Not all Justices avoid Chevron. Justice Gorsuch has lamented Chevron in dissenting opinions. E.g., Buffington v. McDonough, 143 S. Ct. 14 (2022), here, discussed at Justice Gorsuch's Newest Rant on Chevron and the Administrative State (Federal Tax Procedure Blog 11/7/22; 11/8/22), here. This ranting is just a continuation of his famous claim on the 10th Circuit that Chevron was the “elephant in the room * * * [permitting] executive bureaucracies to swallow huge amounts of core judicial and legislative power and concentrate federal power in a way that seems more than a little difficult to square with the Constitution of the framers' design.” Gutierrez-Brizuela v. Lynch, 834 F.3d 1142, 1153 (10th Cir. 2016) (concurring to his own majority opinion apparently because he could not get the other judges on the panel to join his rant).
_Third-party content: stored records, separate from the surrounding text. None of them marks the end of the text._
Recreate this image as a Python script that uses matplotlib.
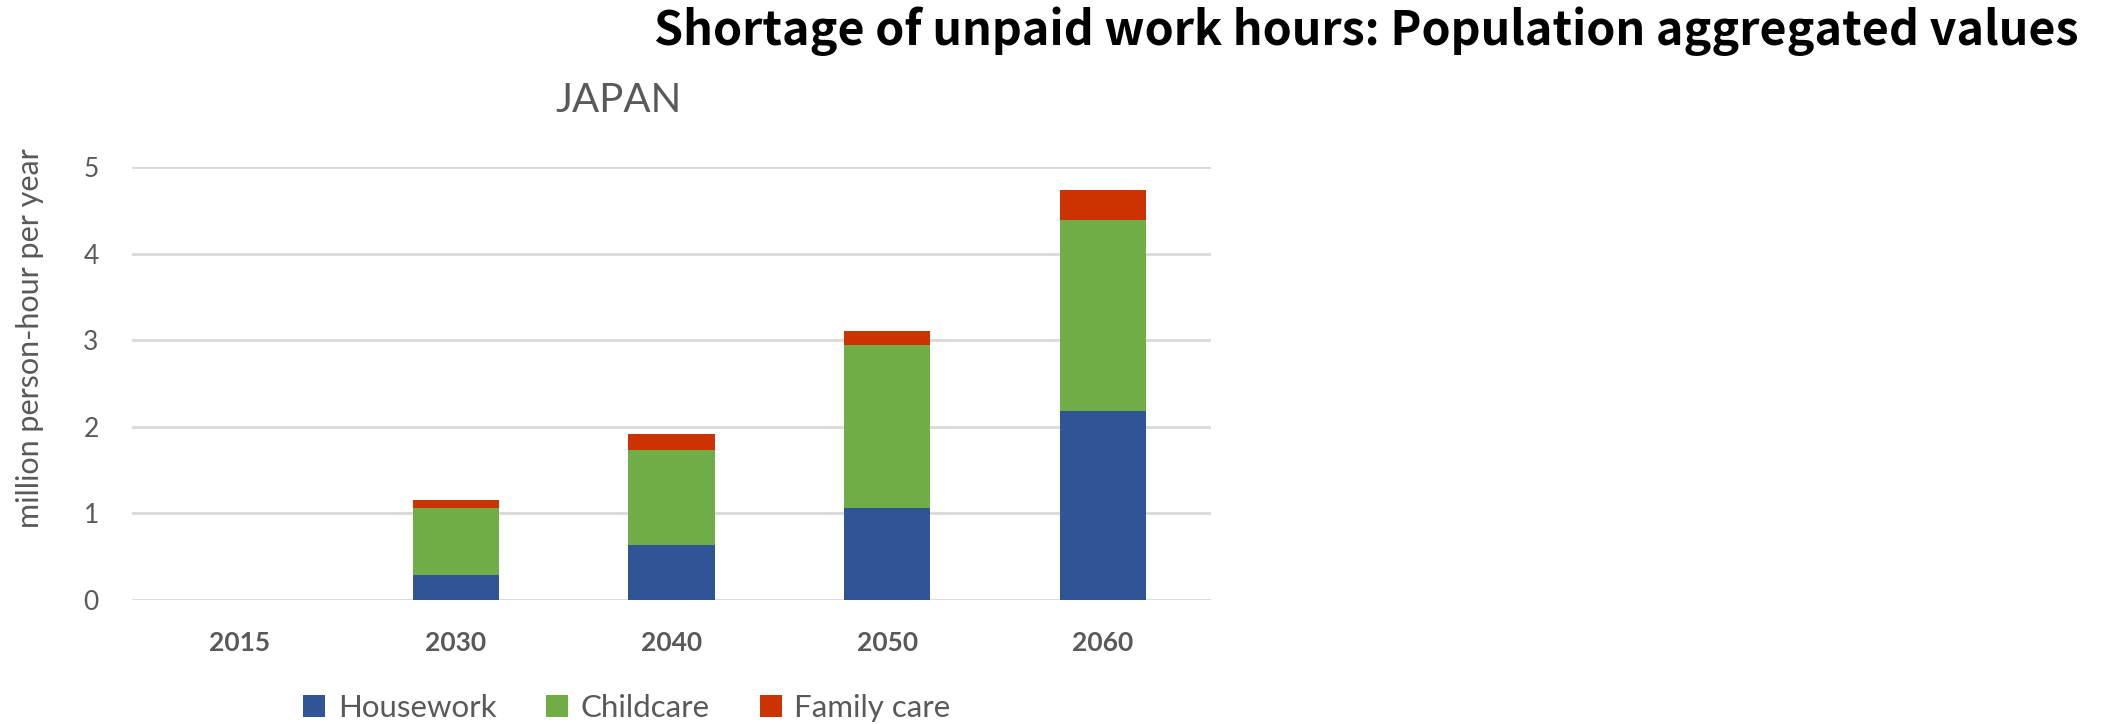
import matplotlib
matplotlib.use("Agg")
import matplotlib.pyplot as plt
import numpy as np

years = ["2015", "2030", "2040", "2050", "2060"]
housework = [0.0, 0.29, 0.64, 1.06, 2.18]
childcare = [0.0, 0.77, 1.09, 1.88, 2.21]
family_care = [0.0, 0.09, 0.19, 0.17, 0.35]

colors = {"Housework": "#2F5597", "Childcare": "#70AD47", "Family care": "#CC3300"}
grey = "#595959"

plt.rcParams["font.family"] = ["Lato", "DejaVu Sans"]

fig = plt.figure(figsize=(21.06, 7.24), dpi=100)
ax = fig.add_axes([132 / 2106, 1 - 600 / 724, (1211 - 132) / 2106, (600 - 167) / 724])

x = np.arange(len(years))
w = 0.4
b1 = ax.bar(x, housework, w, color=colors["Housework"], label="Housework", zorder=3)
bottom = np.array(housework)
b2 = ax.bar(x, childcare, w, bottom=bottom, color=colors["Childcare"], label="Childcare", zorder=3)
bottom = bottom + np.array(childcare)
b3 = ax.bar(x, family_care, w, bottom=bottom, color=colors["Family care"], label="Family care", zorder=3)

ax.set_xlim(-0.5, len(years) - 0.5)
ax.set_ylim(0, 5)
ax.set_yticks(range(6))
ax.yaxis.grid(True, color="#D9D9D9", linewidth=2)
ax.set_axisbelow(True)
for s in ax.spines.values():
    s.set_visible(False)
ax.tick_params(length=0)
ax.tick_params(axis="y", labelsize=19, labelcolor=grey, pad=24)
ax.tick_params(axis="x", labelsize=19, labelcolor=grey, pad=22)
ax.set_xticks(x)
ax.set_xticklabels(years, fontweight="bold")

fig.text(30 / 2106, 1 - 338 / 724, "million person-hour per year", rotation=90,
         ha="center", va="center", fontsize=22, color=grey)
fig.text(619 / 2106, 1 - 101 / 724, "JAPAN", ha="center", va="center",
         fontsize=29, color=grey)
fig.text(2079 / 2106, 1 - 31 / 724, "Shortage of unpaid work hours: Population aggregated values",
         ha="right", va="center", fontsize=33.6, fontweight="bold",
         family=["Noto Sans CJK JP", "DejaVu Sans"], color="black")

fig.legend(handles=[b1, b2, b3], loc="center", bbox_to_anchor=(627 / 2106, 1 - 708 / 724),
           ncol=3, frameon=False, fontsize=22.5, labelcolor=grey,
           handlelength=0.7, handleheight=0.7, columnspacing=1.6, handletextpad=0.4)

fig.savefig("out.png", dpi=100)
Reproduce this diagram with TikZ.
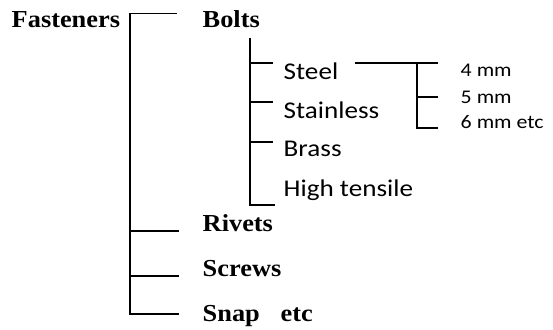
\documentclass[tikz,border=0pt]{standalone}
\usepackage{fontspec}
\setmainfont[FakeStretch=1.08]{Liberation Serif}
\newfontfamily\calibri[FakeStretch=1.13]{Carlito}

\begin{document}
\begin{tikzpicture}[x=0.75pt,y=-0.75pt,line width=1.1pt,
    kind/.style={font=\bfseries\fontsize{18.3}{20}\selectfont,anchor=base west,inner sep=0pt},
    metal/.style={font=\calibri\fontsize{18}{20}\selectfont,anchor=base west,inner sep=0pt},
    size/.style={font=\calibri\fontsize{14.5}{16}\selectfont,anchor=base west,inner sep=0pt}]
  \useasboundingbox (0,0) rectangle (553,329);

  % main kinds
  \node[kind] (fasteners) at (11,27) {Fasteners};
  \node[kind] (bolts) at (202,27) {Bolts};
  \node[kind] (rivets) at (202,231) {Rivets};
  \node[kind] (screws) at (202,276) {Screws};
  \node[kind] (snap) at (202,321) {Snap\hspace{0.85em}etc};

  % bolt materials
  \node[metal] (steel) at (283,79) {Steel};
  \node[metal] (stainless) at (283,118) {Stainless};
  \node[metal] (brass) at (283,156) {Brass};
  \node[metal] (tensile) at (283,196) {High tensile};

  % steel sizes
  \node[size] (mm4) at (460,76) {4 mm};
  \node[size] (mm5) at (460,103) {5 mm};
  \node[size] (mm6) at (460,128) {6 mm etc};

  % spines
  \coordinate (main) at (130,13.5);
  \coordinate (boltspine) at (250,38);
  \coordinate (steelspine) at (417,63);

  % main bracket
  \draw (main -| 177,0) -- (main) -- (main |- 0,314) -- (179,314);
  \draw (main |- 0,231) -- (179,231);
  \draw (main |- 0,276) -- (179,276);

  % bolts bracket
  \draw (boltspine) -- (boltspine |- 0,205) -- (275,205);
  \foreach \ty in {63,102,142}
    \draw (boltspine |- 0,\ty) -- (273,\ty);

  % steel bracket
  \draw (355,63) -- (438,63);
  \draw (steelspine) -- (steelspine |- 0,128) -- (438,128);
  \draw (steelspine |- 0,97) -- (438,97);
\end{tikzpicture}
\end{document}
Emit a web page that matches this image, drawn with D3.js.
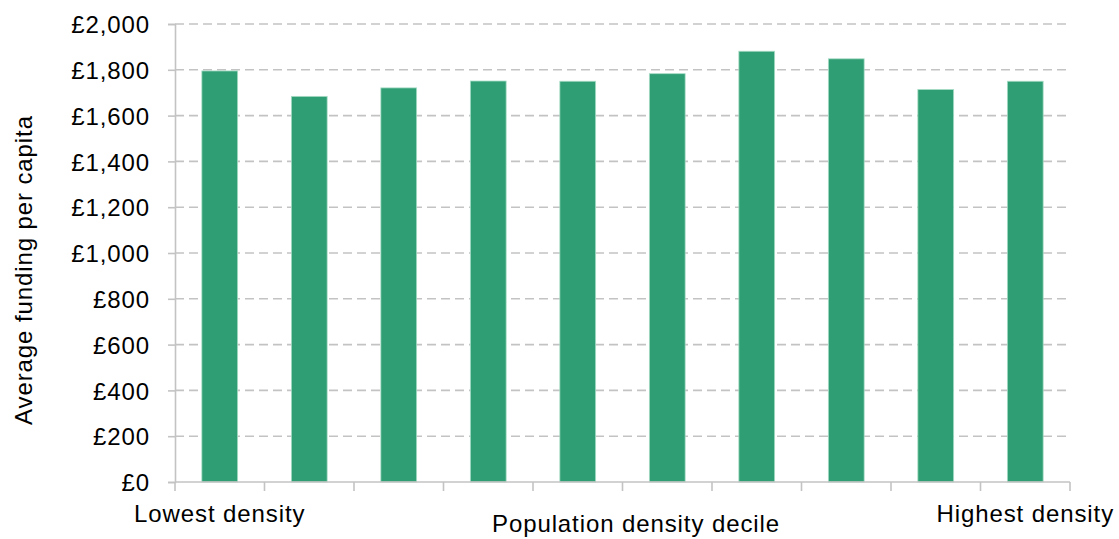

With Chevron falling  into desuetude on the Supreme Court, others have noted that the Chevron action is in the lower courts, noting particularly the Courts of Appeals. Chevron is Supreme Court authority that has not been overruled; logically, Chevron should be used by Courts of Appeals in appropriate cases.

I recently tested a one-year dataset of possible Chevron applications in the Courts of Appeals. Is Chevron on Life Support; Does It Matter? (Federal Tax Procedure Blog 4/2/22; 4/3/22), here. That data set included no Court of Appeals opinion where the Court said it was deferring to a less persuasive agency interpretation. In each instance where a Court of Appeals invoked Chevron in outcome determinative way, it simply declared the agency interpretation reasonable at Chevron Step Two. Of course, agency interpretations that are the best interpretations are reasonable. So, when a court stops at merely declaring the agency interpretation reasonable, it has not determined that the agency interpretation was not the best interpretation and was deferring anyway.